Taking advantage of President Bush’s so-called War on Terror after 9/11, the Chinese government is also guilty of practicing unprecedented repression and committing unfathomed violence against the unarmed Uyghurs further fueling resentment. The communal riots of 1997 and 2009 – in which many Uyghurs were killed, maimed, robbed and rendered homeless – were brutal, and set the stage for Uyghur-retaliation or reaction.

Even a minor protest against the Han authorities in occupied Xinjiang and Tibet is looked through the lens of ‘three evil forces’ of terrorism, separatism and extremism, so well-parroted by Mr. Hua. The Chinese official media are notorious for use of such seductive words to bemuse their already brainwashed Han citizens. However, such words, no matter how and bewitching, cannot evade government culpability and only plant more distrust and anger amongst the already demonized natives.

It is of little surprise that there have been sporadic uprisings against Chinese domination. Sadly, if history is any barometer to predict the future, the sad incident of Kunming Railway Station on March 1 won’t be the last one unless the Chinese government embarks on a fresh policy that brings a sense of belonging to the Uyghur people. They simply cannot be pushed to a corner and treated as an alien race in their own ancestral land. If Beijing fails to correct her failed policies, it won’t be too long when the Uyghur people play the Crimean card to decide their fate with much support from the international community that has refused to be duped by silly Chinese propaganda.

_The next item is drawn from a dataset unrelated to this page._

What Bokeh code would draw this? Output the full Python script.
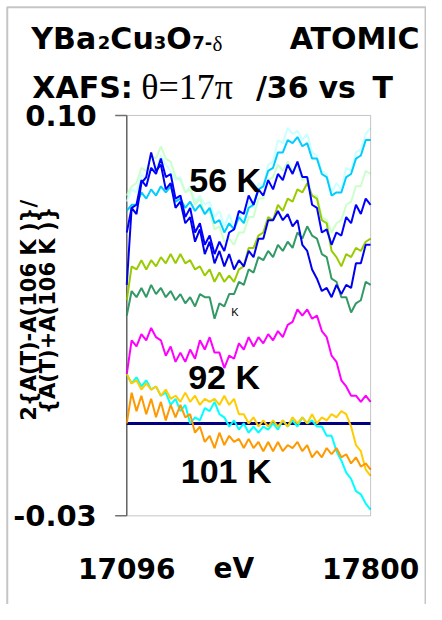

The Chinese attitude towards the occupied Xinjiang has been no different than those of the French in Algeria, the Russians in Chechnya and the Indians in Kashmir, and yet it refuses to concede the obvious. As Chinese economy grows so has her imperial ambition not just over already occupied territories of Xinjiang and Tibet but also over parts of India, Vietnam, and Japan, just to name few. Pointing out such parallels is not only taboo in China but is almost unthinkable. To a Han, “imperialism” and “colonialism” are things that happened to China, not things that China does. In so doing, it suffers from cognitive dissonance that the very name Xinjiang in Chinese means “New Frontiers.”